详解tensorflow训练自己的数据集实现CNN图像分类

利用卷积神经网络训练图像数据分为以下几个步骤

1.读取图片文件
2.产生用于训练的批次
3.定义训练的模型（包括初始化参数，卷积、池化层等参数、网络）
4.训练

1 读取图片文件

									def get_files(filename):

									 class_train = []

									 label_train = []

									 for train_class in os.listdir(filename):

									  for pic in os.listdir(filename+train_class):

									   class_train.append(filename+train_class+'/'+pic)

									   label_train.append(train_class)

									 temp = np.array([class_train,label_train])

									 temp = temp.transpose()

									 #shuffle the samples

									 np.random.shuffle(temp)

									 #after transpose, images is in dimension 0 and label in dimension 1

									 image_list = list(temp[:,0])

									 label_list = list(temp[:,1])

									 label_list = [int(i) for i in label_list]
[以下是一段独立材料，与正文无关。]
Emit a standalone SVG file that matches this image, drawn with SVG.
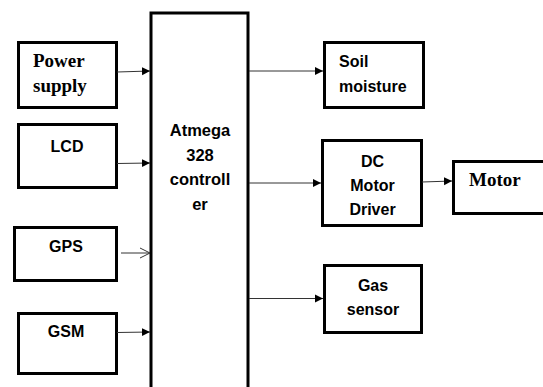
<svg xmlns="http://www.w3.org/2000/svg" width="543" height="387" viewBox="0 0 543 387">
<style>
.box{fill:#fff;stroke:#000;stroke-width:3}
.ln{stroke:#333;stroke-width:1;fill:none}
.sans{font-family:"Liberation Sans",Arial,sans-serif;font-weight:bold;font-size:16px;fill:#000}
.ctl{font-size:16.5px}
.serif{font-family:"Liberation Serif","Times New Roman",serif;font-weight:bold;font-size:19px;fill:#000}
.mid{text-anchor:middle}
</style>
<defs>
<marker id="ah" markerWidth="9" markerHeight="9" refX="8" refY="4.5" orient="auto" markerUnits="userSpaceOnUse">
<path d="M0,0.5 L8,4.5 L0,8.5 Z" fill="#000"/>
</marker>
<marker id="oa" markerWidth="12" markerHeight="12" refX="10" refY="6" orient="auto" markerUnits="userSpaceOnUse">
<path d="M0,1 L10,6 L0,11" fill="none" stroke="#333" stroke-width="1"/>
</marker>
</defs>
<g id="controller">
<path d="M151,387 V13 H248 V387" class="box"/>
<text class="sans ctl mid" x="200" y="136">Atmega</text>
<text class="sans ctl mid" x="200" y="160.5">328</text>
<text class="sans ctl mid" x="200" y="185">controll</text>
<text class="sans ctl mid" x="200" y="209.5">er</text>
</g>
<g id="power">
<rect class="box" x="18.5" y="42.5" width="98" height="65"/>
<text class="serif" x="33" y="67">Power</text>
<text class="serif" x="33" y="92">supply</text>
</g>
<g id="lcd">
<rect class="box" x="18.5" y="124.5" width="98" height="63"/>
<text class="sans mid" x="67" y="152">LCD</text>
</g>
<g id="gps">
<rect class="box" x="14.5" y="227.5" width="102" height="53"/>
<text class="sans mid" x="66" y="252">GPS</text>
</g>
<g id="gsm">
<rect class="box" x="18.5" y="313.5" width="98" height="60"/>
<text class="sans mid" x="66" y="337">GSM</text>
</g>
<g id="soil">
<rect class="box" x="324.5" y="42.5" width="99" height="65"/>
<text class="sans" x="339" y="67">Soil</text>
<text class="sans" x="339" y="92">moisture</text>
</g>
<g id="dcdriver">
<rect class="box" x="322.5" y="140.5" width="99" height="85"/>
<text class="sans mid" x="372.5" y="167">DC</text>
<text class="sans mid" x="372.5" y="191">Motor</text>
<text class="sans mid" x="372.5" y="215">Driver</text>
</g>
<g id="motor">
<rect class="box" x="453.5" y="161.5" width="95" height="52"/>
<text class="serif" x="469" y="186">Motor</text>
</g>
<g id="gas">
<rect class="box" x="324.5" y="265.5" width="97" height="67"/>
<text class="sans mid" x="373" y="291">Gas</text>
<text class="sans mid" x="373" y="315">sensor</text>
</g>
<g id="connectors">
<line class="ln" x1="117" y1="72" x2="150" y2="71" marker-end="url(#ah)"/>
<line class="ln" x1="117" y1="163.5" x2="150" y2="163" marker-end="url(#ah)"/>
<line class="ln" x1="121" y1="253" x2="150" y2="253" marker-end="url(#oa)"/>
<line class="ln" x1="117" y1="332.5" x2="150" y2="332" marker-end="url(#ah)"/>
<line class="ln" x1="249" y1="71" x2="323" y2="71" marker-end="url(#ah)"/>
<line class="ln" x1="249" y1="183" x2="321" y2="183" marker-end="url(#ah)"/>
<line class="ln" x1="422" y1="182" x2="452" y2="181" marker-end="url(#ah)"/>
<line class="ln" x1="249" y1="298.5" x2="323" y2="298.5" marker-end="url(#ah)"/>
</g>
</svg>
									 #print(label_list)

									 return image_list,label_list

这里文件名作为标签，即类别（其数据类型要确定，后面要转为tensor类型数据）。

然后将image和label转为list格式数据，因为后边用到的的一些tensorflow函数接收的是list格式数据。

2 产生用于训练的批次

									def get_batches(image,label,resize_w,resize_h,batch_size,capacity):

									 #convert the list of images and labels to tensor

									 image = tf.cast(image,tf.string)

									 label = tf.cast(label,tf.int64)

									 queue = tf.train.slice_input_producer([image,label])

									 label = queue[1]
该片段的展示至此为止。